Avoid this assymetry, and make your input filter as symmetrical as possible. Rerun your simulation and compare the difference signal V(filt+,filt-) with symmetrical and non symmetrical filter. In the real pcb take the two filter capacitors C2 and C3 from the identical batch (you will anyways not be able to buy capacitors, which differ just in the sixth significant digit).

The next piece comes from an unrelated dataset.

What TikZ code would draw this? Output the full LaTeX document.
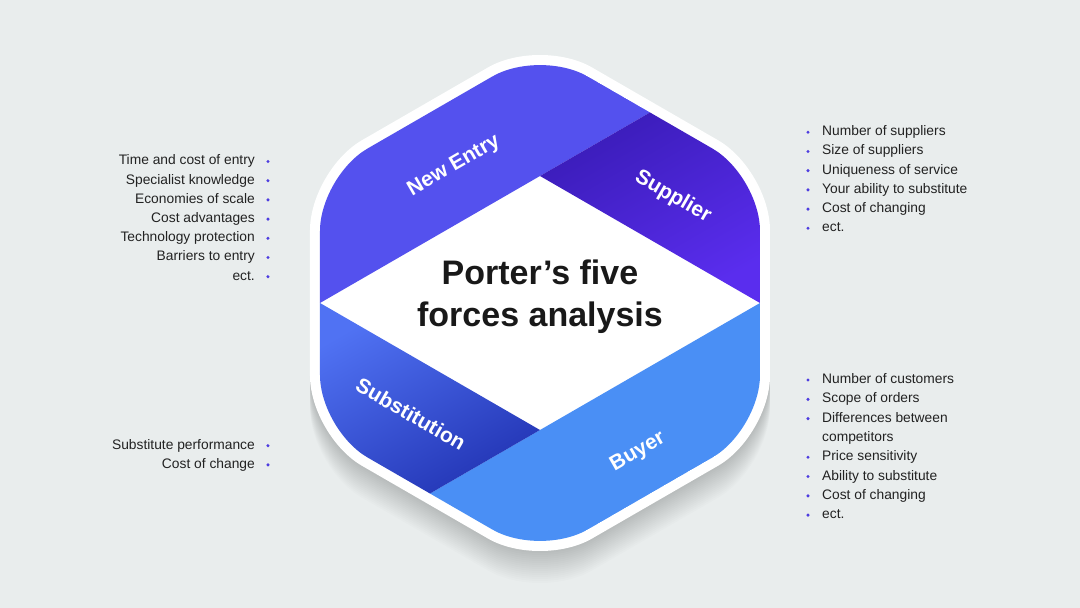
\documentclass[tikz,border=0pt]{standalone}
\usepackage{fontspec}
\setmainfont{Liberation Sans}
\usetikzlibrary{calc}
\definecolor{bgcol}{HTML}{E9EDED}
\definecolor{newcol}{HTML}{5451EE}
\definecolor{supdark}{HTML}{3A1CB8}
\definecolor{suplight}{HTML}{5A2DEE}
\definecolor{buycol}{HTML}{4A8FF5}
\definecolor{subdark}{HTML}{2335B5}
\definecolor{sublight}{HTML}{5072F3}
\definecolor{dotcol}{HTML}{4D3CE0}
\definecolor{textcol}{HTML}{222222}
\tikzset{
  item/.style={
    font=\fontsize{13.8}{16}\selectfont,
    text=textcol,
    inner sep=0pt,
    text height=10pt, text depth=3pt
  },
  bandlabel/.style={
    font=\fontsize{21}{24}\selectfont\bfseries,
    text=white,
    inner sep=0pt
  },
  title/.style={
    font=\fontsize{34}{42}\selectfont\bfseries,
    text=black!90,
    align=center,
    inner sep=0pt
  },
  bulletdot/.style={fill=dotcol}
}

\begin{document}
\begin{tikzpicture}[x=1pt, y=1pt]
    % Background
    \fill[bgcol] (-540,-305) rectangle (540,303);
    \useasboundingbox (-540,-305) rectangle (540,303);

    \def\ow{230}
    \def\iw{220}
    % Outer hexagon outline
    \def\outerhex{(0,{\ow/cos(30)}) -- (\ow,{\ow*tan(30)}) -- (\ow,{-\ow*tan(30)})
        -- (0,{-\ow/cos(30)}) -- (-\ow,{-\ow*tan(30)}) -- (-\ow,{\ow*tan(30)}) -- cycle}

    % Soft shadow below the hexagon
    \foreach \k in {1,...,16} {
        \fill[black, opacity=0.012, rounded corners=60pt, yshift={-2*\k}] \outerhex;
    }
    % Outer white hexagon
    \fill[white, rounded corners=60pt] \outerhex;

    % Inner corners of the bands
    \coordinate (T) at (0,{\iw/cos(30)});
    \coordinate (B) at (0,{-\iw/cos(30)});
    \coordinate (UR) at (\iw,{\iw*tan(30)});
    \coordinate (LR) at (\iw,{-\iw*tan(30)});
    \coordinate (UL) at (-\iw,{\iw*tan(30)});
    \coordinate (LL) at (-\iw,{-\iw*tan(30)});
    \coordinate (DL) at (-\iw,0);
    \coordinate (DR) at (\iw,0);
    \coordinate (DT) at (0,{\iw*tan(30)});
    \coordinate (DB) at (0,{-\iw*tan(30)});
    \coordinate (MR) at ($(T)!0.5!(UR)$);
    \coordinate (ML) at ($(B)!0.5!(LL)$);

    % Coloured bands
    \begin{scope}
        \clip[rounded corners=55pt] (T) -- (UR) -- (LR) -- (B) -- (LL) -- (UL) -- cycle;
        \fill[newcol] (DL) -- (DT) -- (MR) -- (T) -- (UL) -- cycle;
        \shade[top color=supdark, bottom color=suplight, shading angle=30]
            (DT) -- (DR) -- (UR) -- (MR) -- cycle;
        \fill[buycol] (DR) -- (DB) -- (ML) -- (B) -- (LR) -- cycle;
        \shade[top color=sublight, bottom color=subdark, shading angle=30]
            (DL) -- (DB) -- (ML) -- (LL) -- cycle;
    \end{scope}

    % Band labels
    \node[bandlabel, rotate=30] (newentry) at (-86,137) {New Entry};
    \node[bandlabel, rotate=-30] (supplier) at (133,106) {Supplier};
    \node[bandlabel, rotate=-30] (substitution) at (-129,-111) {Substitution};
    \node[bandlabel, rotate=30] (buyer) at (98,-149) {Buyer};

    % Title
    \node[title] (heading) at (0,6) {Porter's five\\forces analysis};

    % Left lists
    \foreach \t [count=\i] in {Time and cost of entry, Specialist knowledge,
        Economies of scale, Cost advantages, Technology protection,
        Barriers to entry, ect.} {
        \node[item, anchor=east] (ne\i) at (-285,{141.5-19.2*(\i-1)}) {\t};
        \fill[bulletdot] ([xshift=13pt]ne\i.east) circle (1.7pt);
    }
    \foreach \t [count=\i] in {Substitute performance, Cost of change} {
        \node[item, anchor=east] (su\i) at (-285,{-142.7-19.2*(\i-1)}) {\t};
        \fill[bulletdot] ([xshift=13pt]su\i.east) circle (1.7pt);
    }

    % Right lists
    \foreach \t [count=\i] in {Number of suppliers, Size of suppliers,
        Uniqueness of service, Your ability to substitute, Cost of changing, ect.} {
        \node[item, anchor=west] (sp\i) at (282,{170.7-19.2*(\i-1)}) {\t};
        \fill[bulletdot] ([xshift=-14pt]sp\i.west) circle (1.7pt);
    }
    \foreach \t/\b [count=\i] in {Number of customers/1, Scope of orders/1,
        Differences between/1, competitors/0, Price sensitivity/1,
        Ability to substitute/1, Cost of changing/1, ect./1} {
        \node[item, anchor=west] (by\i) at (282,{-77-19.3*(\i-1)}) {\t};
        \ifnum\b=1
            \fill[bulletdot] ([xshift=-14pt]by\i.west) circle (1.7pt);
        \fi
    }
\end{tikzpicture}
\end{document}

Also try shorter time constants for your input filtering - your values for R3, R5, C1, C2, C3 are comparatively huge, and this causes the long duration of the spike. Optimize this filtering of the differential input of the amplifiert. This will be much more effective to reduce the spike than any attempt to remove the spike afterwards at the amplifier output.

best regards

Achim

Hello.

Thank you for your response and the suggestions. The large time constant of the input filter is part of the noise requirements, we're interested only in the low frequency range signals... I agree that the input circuit needs an improvement so I'll implement the recommended changes accordingly; however, is it possible to still retain that low frequency filtering by adding a low cutoff single-ended LPF at the output of the amplifier? What are some drawbacks of such design?

Best Regards

KennyWizard said:

The large time constant of the input filter is part of the noise requirements, we're interested only in the low frequency range signals...

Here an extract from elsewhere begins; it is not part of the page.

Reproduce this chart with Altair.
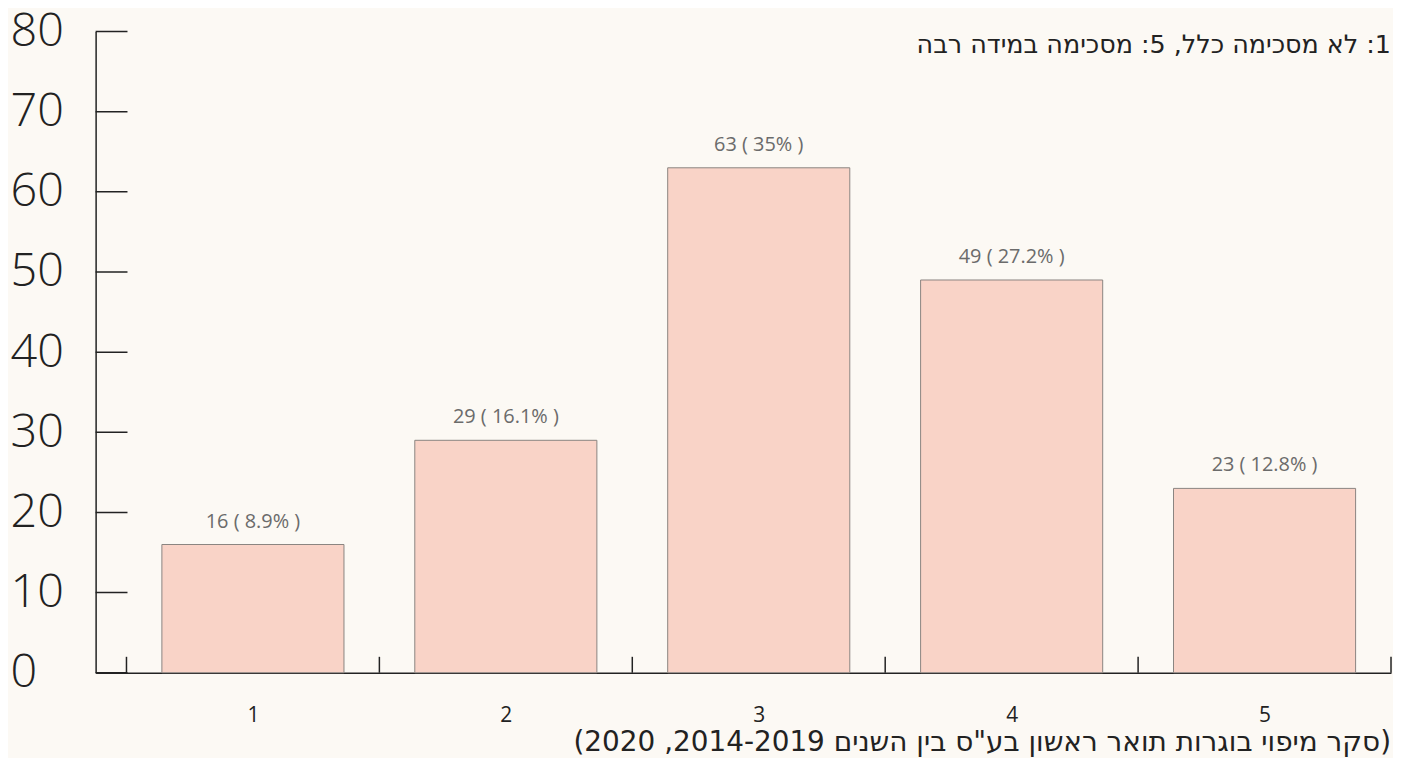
import altair as alt
import pandas as pd

# ---- data ----
categories = [1, 2, 3, 4, 5]
counts = [16, 29, 63, 49, 23]
percents = ["8.9%", "16.1%", "35%", "27.2%", "12.8%"]
y_ticks = [0, 10, 20, 30, 40, 50, 60, 70, 80]
x_bounds = [0.5, 1.5, 2.5, 3.5, 4.5, 5.5]
scale_note = "1: לא מסכימה כלל, 5: מסכימה במידה רבה"
source_note = "(סקר מיפוי בוגרות תואר ראשון בע\"ס בין השנים 2014-2019, 2020)"

RLE, PDF = "\u202b", "\u202c"

# ---- layout / style ----
W, H = 1301, 644
BAR_HALF = 0.36
FONT = "Open Sans"
NOTE_FONT = "DejaVu Sans"
INK = "#222222"
BG = "#fcf9f4"

df = pd.DataFrame({"cat": categories, "count": counts, "pct": percents})
df["label"] = [f"{c} ( {p} )" for c, p in zip(counts, percents)]

xs = alt.Scale(domain=[0.378, 5.5], nice=False, zero=False)
ys = alt.Scale(domain=[0, 80], nice=False, zero=True)

xaxis = alt.Axis(
    values=categories, format="d", title=None, grid=False,
    ticks=False, tickSize=0, labelPadding=32, labelFontSize=21,
    labelColor=INK, labelFont=FONT, domainColor=INK, domainWidth=1.5,
    labelFlush=False,
)
yaxis = alt.Axis(
    values=y_ticks, title=None, grid=False, ticks=False, tickSize=0,
    labelAlign="left", labelBaseline="middle", labelPadding=86,
    labelFontSize=47, labelFontWeight=300, labelColor=INK, labelFont=FONT,
    domainColor=INK, domainWidth=1.5,
)

bars = (
    alt.Chart(df)
    .transform_calculate(x0=f"datum.cat - {BAR_HALF}", x1=f"datum.cat + {BAR_HALF}")
    .mark_rect(fill="#f9d3c7", stroke="#8a8480", strokeWidth=1)
    .encode(
        x=alt.X("x0:Q", scale=xs, axis=xaxis),
        x2="x1:Q",
        y=alt.Y("count:Q", scale=ys, axis=yaxis),
        y2=alt.datum(0),
    )
)

labels = (
    alt.Chart(df)
    .mark_text(dy=-17, fontSize=20, color="#6b6b6b", font=FONT, baseline="alphabetic")
    .encode(
        x=alt.X("cat:Q", scale=xs, axis=xaxis),
        y=alt.Y("count:Q", scale=ys, axis=yaxis),
        text="label:N",
    )
)

yticks = (
    alt.Chart(pd.DataFrame({"v": y_ticks}))
    .mark_rule(color=INK, strokeWidth=1.5)
    .encode(y=alt.Y("v:Q", scale=ys, axis=yaxis), x=alt.value(0), x2=alt.value(32))
)

xticks = (
    alt.Chart(pd.DataFrame({"b": x_bounds}))
    .mark_rule(color=INK, strokeWidth=1.5)
    .encode(x=alt.X("b:Q", scale=xs, axis=xaxis), y=alt.value(H - 16), y2=alt.value(H))
)

note_top = (
    alt.Chart(pd.DataFrame({"t": [RLE + scale_note + PDF]}))
    .mark_text(align="right", baseline="alphabetic", fontSize=25.5, color=INK, font=NOTE_FONT)
    .encode(x=alt.value(W), y=alt.value(22), text="t:N")
)

note_src = (
    alt.Chart(pd.DataFrame({"t": [RLE + source_note + PDF]}))
    .mark_text(align="right", baseline="alphabetic", fontSize=28, color=INK, font=NOTE_FONT)
    .encode(x=alt.value(W), y=alt.value(H + 79), text="t:N")
)

chart = (
    alt.layer(bars, labels, yticks, xticks, note_top, note_src)
    .properties(
        width=W,
        height=H,
        background=BG,
        autosize=alt.AutoSizeParams(type="none"),
        padding={"left": 88, "top": 22, "right": 2, "bottom": 84},
    )
    .configure_view(stroke=None)
)

chart.save("out.html", embed_options={"renderer": "svg", "actions": False})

Well, with regard to the spike, your input filter does not solve any problem, it causes the problem. Have a look at the attached simulations:

- on top you see your original circuit. The waveform window shows the output of the AD8421 and its differential input multiplied by 100. You can see, that the spike is not caused by the AD8421, it is already present at the input of the AD8421 (due to your asymmetric input filter). The AD8421 just amplifies the input signal just as it should.

- in the middle you see the results, if the input filter has the identical asymmetry (the spike has the identical height), but the time constants of the input filter are one order of magnitude smaller (the spike is much narrower). This narrower spike could be filtered more effectively at the amplifier output.

- on bottom you see the results with a complete symmetrical input filter (which is easyer to implement in simulation than in real life). On the scale shown, no spike can be seen. (If one would zoom in, the effect of non perfect common mode rejection would show up, but it's negligible compared to the spike of your input filter.)

KennyWizard said:

however, is it possible to still retain that low frequency filtering by adding a low cutoff single-ended LPF at the output of the amplifier? What are some drawbacks of such design?

Of course a LPF at the output of the AD8421 is possible. But it is not effective in suppressing the spike for which you started this thread. And a simple RC filter has quite "unhurried" filter characteristics. It attenuates the frequencies above the cutt-off frequency only relatively weakly.